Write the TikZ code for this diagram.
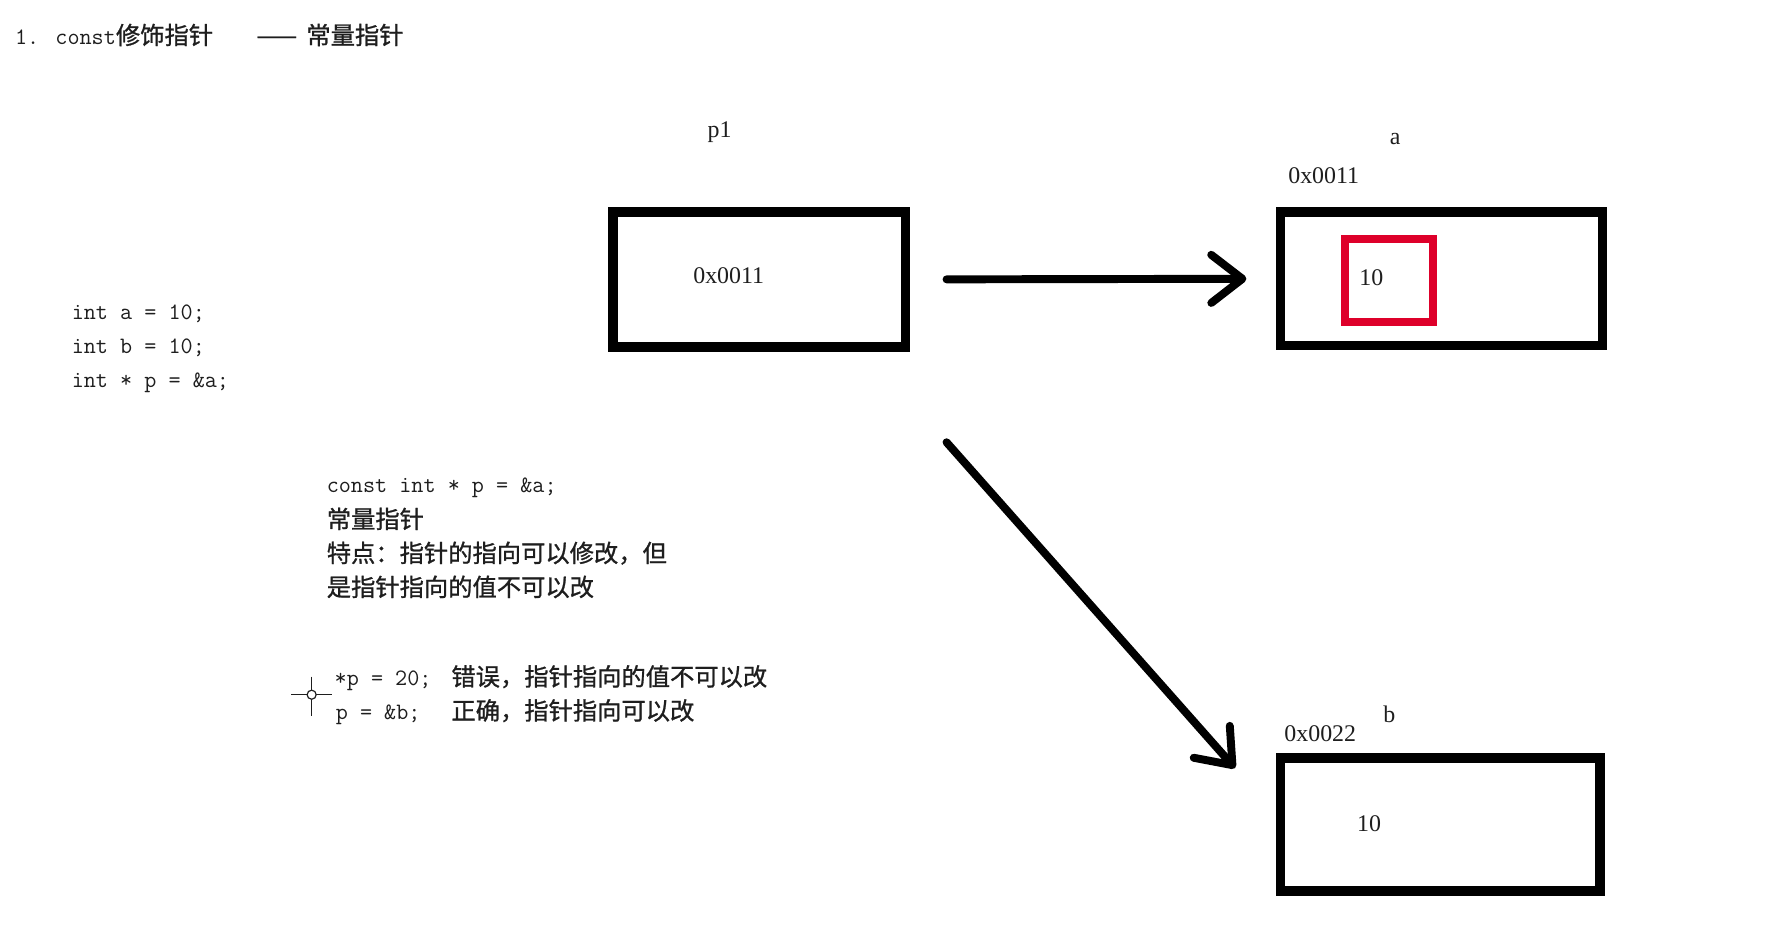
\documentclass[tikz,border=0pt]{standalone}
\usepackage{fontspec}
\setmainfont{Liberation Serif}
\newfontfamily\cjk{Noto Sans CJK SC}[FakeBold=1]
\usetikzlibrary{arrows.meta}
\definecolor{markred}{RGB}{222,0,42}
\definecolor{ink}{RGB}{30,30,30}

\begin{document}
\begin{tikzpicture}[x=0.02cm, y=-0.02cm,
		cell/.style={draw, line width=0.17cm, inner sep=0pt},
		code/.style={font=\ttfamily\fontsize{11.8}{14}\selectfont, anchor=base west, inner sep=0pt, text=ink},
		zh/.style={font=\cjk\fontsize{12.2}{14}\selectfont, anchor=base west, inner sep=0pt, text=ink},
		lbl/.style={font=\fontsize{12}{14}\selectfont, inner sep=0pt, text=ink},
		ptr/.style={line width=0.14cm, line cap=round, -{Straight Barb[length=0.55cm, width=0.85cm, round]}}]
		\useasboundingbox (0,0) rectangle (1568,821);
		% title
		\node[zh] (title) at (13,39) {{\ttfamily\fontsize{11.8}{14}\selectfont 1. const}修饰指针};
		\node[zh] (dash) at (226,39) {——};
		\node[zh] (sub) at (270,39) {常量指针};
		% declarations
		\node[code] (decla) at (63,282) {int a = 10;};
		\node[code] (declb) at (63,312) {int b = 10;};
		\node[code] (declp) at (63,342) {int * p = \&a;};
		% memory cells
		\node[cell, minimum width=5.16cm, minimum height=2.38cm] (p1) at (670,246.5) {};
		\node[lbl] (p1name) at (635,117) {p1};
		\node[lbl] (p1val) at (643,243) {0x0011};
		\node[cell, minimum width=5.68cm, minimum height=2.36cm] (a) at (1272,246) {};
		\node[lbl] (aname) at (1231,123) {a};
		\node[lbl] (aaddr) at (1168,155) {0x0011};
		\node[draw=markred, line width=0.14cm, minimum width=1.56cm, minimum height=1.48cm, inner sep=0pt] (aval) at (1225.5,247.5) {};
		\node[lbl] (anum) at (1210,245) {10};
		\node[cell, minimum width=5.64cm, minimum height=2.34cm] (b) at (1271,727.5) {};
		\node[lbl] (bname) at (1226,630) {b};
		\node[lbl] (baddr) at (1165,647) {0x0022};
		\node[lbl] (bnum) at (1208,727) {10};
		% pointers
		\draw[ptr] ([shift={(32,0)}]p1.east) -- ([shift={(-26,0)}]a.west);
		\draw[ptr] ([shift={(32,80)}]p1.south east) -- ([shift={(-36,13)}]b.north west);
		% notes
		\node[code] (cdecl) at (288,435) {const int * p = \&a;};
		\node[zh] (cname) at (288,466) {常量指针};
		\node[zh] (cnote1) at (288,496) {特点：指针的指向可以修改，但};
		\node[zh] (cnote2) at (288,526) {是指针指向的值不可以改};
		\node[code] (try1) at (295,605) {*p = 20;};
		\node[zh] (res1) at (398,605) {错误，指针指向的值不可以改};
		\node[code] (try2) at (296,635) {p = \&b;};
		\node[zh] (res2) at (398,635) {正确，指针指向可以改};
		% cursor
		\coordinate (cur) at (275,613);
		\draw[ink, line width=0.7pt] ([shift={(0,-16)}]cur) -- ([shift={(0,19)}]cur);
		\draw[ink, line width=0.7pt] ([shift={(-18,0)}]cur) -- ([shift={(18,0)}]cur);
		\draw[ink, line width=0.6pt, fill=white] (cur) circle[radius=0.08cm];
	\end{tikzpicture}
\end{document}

··········

* Problem description: Write out every line of the data that holds the word "code".

* Solution to this problem:
Write the TikZ code for this diagram.
		code/.style={font=\ttfamily\fontsize{11.8}{14}\selectfont, anchor=base west, inner sep=0pt, text=ink},
		\node[code] (decla) at (63,282) {int a = 10;};
		\node[code] (declb) at (63,312) {int b = 10;};
		\node[code] (declp) at (63,342) {int * p = \&a;};
		\node[code] (cdecl) at (288,435) {const int * p = \&a;};
		\node[code] (try1) at (295,605) {*p = 20;};
		\node[code] (try2) at (296,635) {p = \&b;};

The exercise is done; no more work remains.